Given information:
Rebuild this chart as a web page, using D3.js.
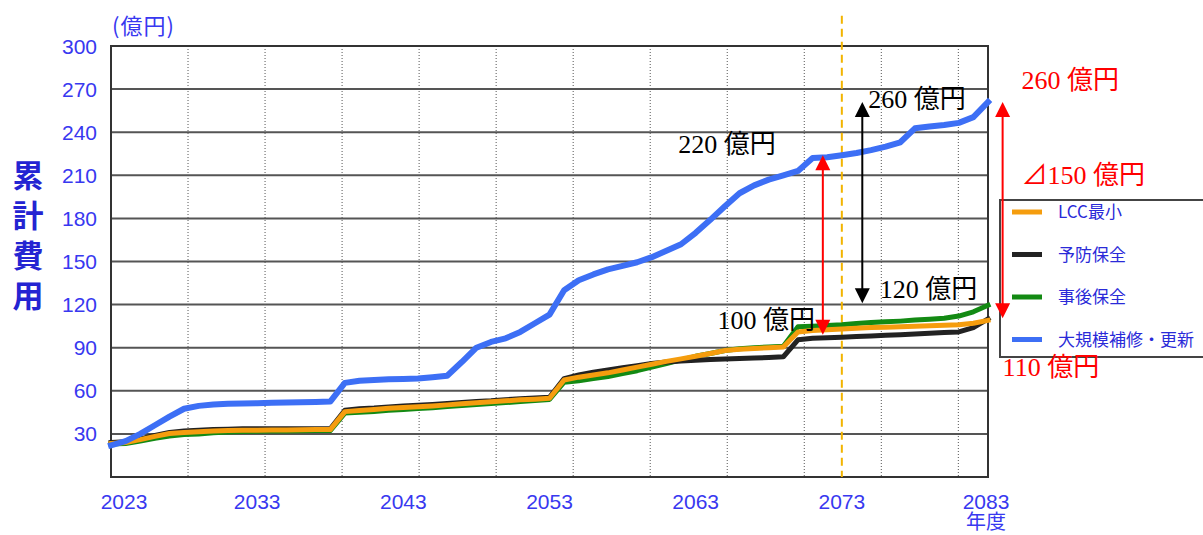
<!DOCTYPE html>
<html><head><meta charset="utf-8">
<script src="https://cdn.jsdelivr.net/npm/d3@7"></script>
<style>body{margin:0;background:#fff;} svg{display:block}</style>
</head><body>
<svg id="c" width="1203" height="535"></svg>
<script>
// ---- data ----
const years = d3.range(2023, 2084);
const lccMin = [23.3,24,26,28.3,30.3,31,31.5,32,32.3,32.5,32.6,32.7,32.8,32.9,33,33,
  45.5,46.3,47,47.8,48.3,48.9,49.5,50.2,51,51.6,52.3,53,53.7,54.2,54.8,
  67.5,69.5,71,72.5,74.5,76.5,78.5,80.5,82.2,84,86,88,89,89.5,90,90.5,101,
  102,102.5,103,103.5,104,104.3,104.6,105,105.3,105.6,106,107,109];
const preventive = [24,24.5,26.5,29,31,32,32.5,33,33.3,33.5,33.5,33.5,33.5,33.5,33.5,33.5,
  46.5,47.5,48,48.8,49.5,50,50.5,51.2,51.8,52.5,53,53.8,54.5,55,55.5,
  68.5,71,73,74.5,76,77.5,79,80,80.7,81.3,81.8,82.2,82.5,82.8,83.2,83.7,95.5,
  96.5,97,97.3,97.8,98.2,98.6,99,99.5,100,100.5,101,104,110];
const corrective = [23,23.3,25,27,28.5,29.5,30,30.8,31.3,31.7,31.8,32,32.1,32.2,32.3,32.3,
  44.5,45,45.6,46.4,47,47.6,48.2,49,49.7,50.4,51.2,51.8,52.5,53.2,54,
  66,67,68.5,70,72,74,76.5,79,81.5,84,86,88,89.3,90,90.5,91,104.5,
  105,105.5,106,106.8,107.5,108,108.5,109.2,109.8,110.5,112,115,119.5];
const largeRenewal = [22,25,30,36,42,47.5,49.5,50.5,51,51.2,51.4,51.6,51.8,52,52.2,52.5,
  65.5,67,67.5,68,68.2,68.5,69.5,70.5,80,90,94,96.5,101,107,113,
  130,137,141,144.5,147,149.5,153,157.5,162,170,179,188.5,197.5,203,207,210,213,
  222,222.5,224,225.5,227.5,230,233,242.7,244,245,246.5,250.5,261];
const seriesNames = ["LCC最小","予防保全","事後保全","大規模補修・更新"];
const seriesColors = ["#f59d0e","#222222","#138a13","#3d6ff5"];
const yTicks = [30,60,90,120,150,180,210,240,270,300];
const xTicks = [2023,2033,2043,2053,2063,2073,2083];
const markerYear = 2073;
// annotations: arrows [year, fromValue, toValue, colour]
const arrows = [[2071.7, 99, 224, "#ff0000"],[2074.4, 121, 261, "#000000"],[2084.0, 110.5, 261, "#ff0000"]];
// labels: [text, year, value, colour]
const labels = [["260 億円",2074.8,256.8,"#000"],["220 億円",2061.8,225.5,"#000"],
  ["100 億円",2064.5,102.7,"#000"],["120 億円",2075.6,124.6,"#000"],
  ["260 億円",2085.3,270,"#ff0000"],["⊿150 億円",2085.3,203.9,"#ff0000"],["110 億円",2084.0,70.3,"#ff0000"]];

// ---- chart ----
const svg = d3.select("#c");
const x = d3.scaleLinear().domain([2023, 2083]).range([111, 988]);
const y = d3.scaleLinear().domain([0, 300]).range([477, 46]);
const blue = "#3838f0";
const gridGray = "#555";
const numFont = "'Liberation Sans',Arial,sans-serif";
const jpFont = "'Noto Sans CJK JP',sans-serif";

// vertical dotted grid
const vGrid = d3.range(1, 12).map(k => 2023 + k * 5.27);
svg.append("g").selectAll("line").data(vGrid).join("line")
  .attr("x1", d => x(d)).attr("x2", d => x(d)).attr("y1", y(300)).attr("y2", y(0))
  .attr("stroke", gridGray).attr("stroke-width", 1).attr("stroke-dasharray", "1,2");
// horizontal grid
svg.append("g").selectAll("line").data(yTicks).join("line")
  .attr("x1", x(2023)).attr("x2", x(2083)).attr("y1", d => y(d)).attr("y2", d => y(d))
  .attr("stroke", gridGray).attr("stroke-width", 2);
// frame
svg.append("rect").attr("x", x(2023)).attr("y", y(300)).attr("width", x(2083)-x(2023)).attr("height", y(0)-y(300))
  .attr("fill", "none").attr("stroke", "#333").attr("stroke-width", 2);

// y tick labels
svg.append("g").selectAll("text").data(yTicks).join("text")
  .attr("x", 97).attr("y", d => y(d)).attr("dy", "0.36em").attr("text-anchor", "end")
  .attr("font-family", numFont).attr("font-size", 21)
  .attr("fill", blue).text(d => d);
svg.append("text").attr("x", 112).attr("y", 34).attr("font-family", jpFont)
  .attr("font-size", 22).attr("letter-spacing", 1).attr("fill", blue).text("(億円)");
// x tick labels (last one carries the 年度 unit on a second line)
const xl = svg.append("g").selectAll("text").data(xTicks).join("text")
  .attr("x", d => x(d) + (d === 2023 ? 13 : (d === 2083 ? -2 : 0))).attr("y", 509).attr("text-anchor", "middle")
  .attr("font-family", numFont).attr("font-size", 21)
  .attr("fill", blue);
xl.append("tspan").text(d => d);
xl.filter(d => d === 2083).append("tspan").attr("x", x(2083) - 2).attr("y", 529)
  .attr("font-family", jpFont).attr("font-size", 20).text("年度");
// y title (vertical)
svg.append("text").attr("x", 28).attr("y", 160)
  .attr("writing-mode", "vertical-rl").attr("text-orientation", "upright")
  .attr("letter-spacing", 9)
  .attr("font-family", jpFont).attr("font-size", 31).attr("font-weight", 700)
  .attr("fill", "#2424d2").text("累計費用");

// dashed marker line
svg.append("line").attr("x1", x(markerYear)).attr("x2", x(markerYear)).attr("y1", y(321)).attr("y2", y(0))
  .attr("stroke", "#f2b400").attr("stroke-width", 2).attr("stroke-dasharray", "8,5");

// series lines
const allSeries = [lccMin, preventive, corrective, largeRenewal];
const line = d3.line().x((d, i) => x(years[i])).y(d => y(d));
const drawOrder = [2, 1, 0, 3];
drawOrder.forEach(si => {
  svg.append("path").datum(allSeries[si]).attr("d", line)
    .attr("fill", "none").attr("stroke", seriesColors[si])
    .attr("stroke-width", si === 3 ? 6 : 5).attr("stroke-linejoin", "round").attr("stroke-linecap", "square");
});

// legend
const lg = svg.append("g");
lg.append("rect").attr("x", 1000).attr("y", 200).attr("width", 215).attr("height", 157)
  .attr("fill", "#fff").attr("stroke", "#444").attr("stroke-width", 2);
seriesNames.forEach((n, i) => {
  const ly = 212 + i * 42.5;
  lg.append("line").attr("x1", 1012).attr("x2", 1042).attr("y1", ly).attr("y2", ly)
    .attr("stroke", seriesColors[i]).attr("stroke-width", 5);
  lg.append("text").attr("x", 1058).attr("y", ly).attr("dy", "0.36em")
    .attr("font-family", jpFont).attr("font-size", 17)
    .attr("fill", "#2a2ad8").text(n);
});

// arrows
arrows.forEach(([yr, v0, v1, col]) => {
  const ax = x(yr), yTop = y(v1), yBot = y(v0), h = 15, w = 7.5;
  svg.append("line").attr("x1", ax).attr("x2", ax).attr("y1", yTop + h - 1).attr("y2", yBot - h + 1)
    .attr("stroke", col).attr("stroke-width", 2);
  svg.append("path").attr("d", `M${ax},${yTop} L${ax - w},${yTop + h} L${ax + w},${yTop + h} Z`).attr("fill", col);
  svg.append("path").attr("d", `M${ax},${yBot} L${ax - w},${yBot - h} L${ax + w},${yBot - h} Z`).attr("fill", col);
});

// labels
svg.append("g").selectAll("text").data(labels).join("text")
  .attr("x", d => x(d[1])).attr("y", d => y(d[2]))
  .attr("font-family", "'Liberation Serif','DejaVu Serif','Noto Sans CJK JP',serif").attr("font-size", 26)
  .attr("fill", d => d[3]).text(d => d[0]);
</script>
</body></html>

What is needed: Pull out each line of the listing that holds the string "chart".

Solved problem:
Rebuild this chart as a web page, using D3.js.
// ---- chart ----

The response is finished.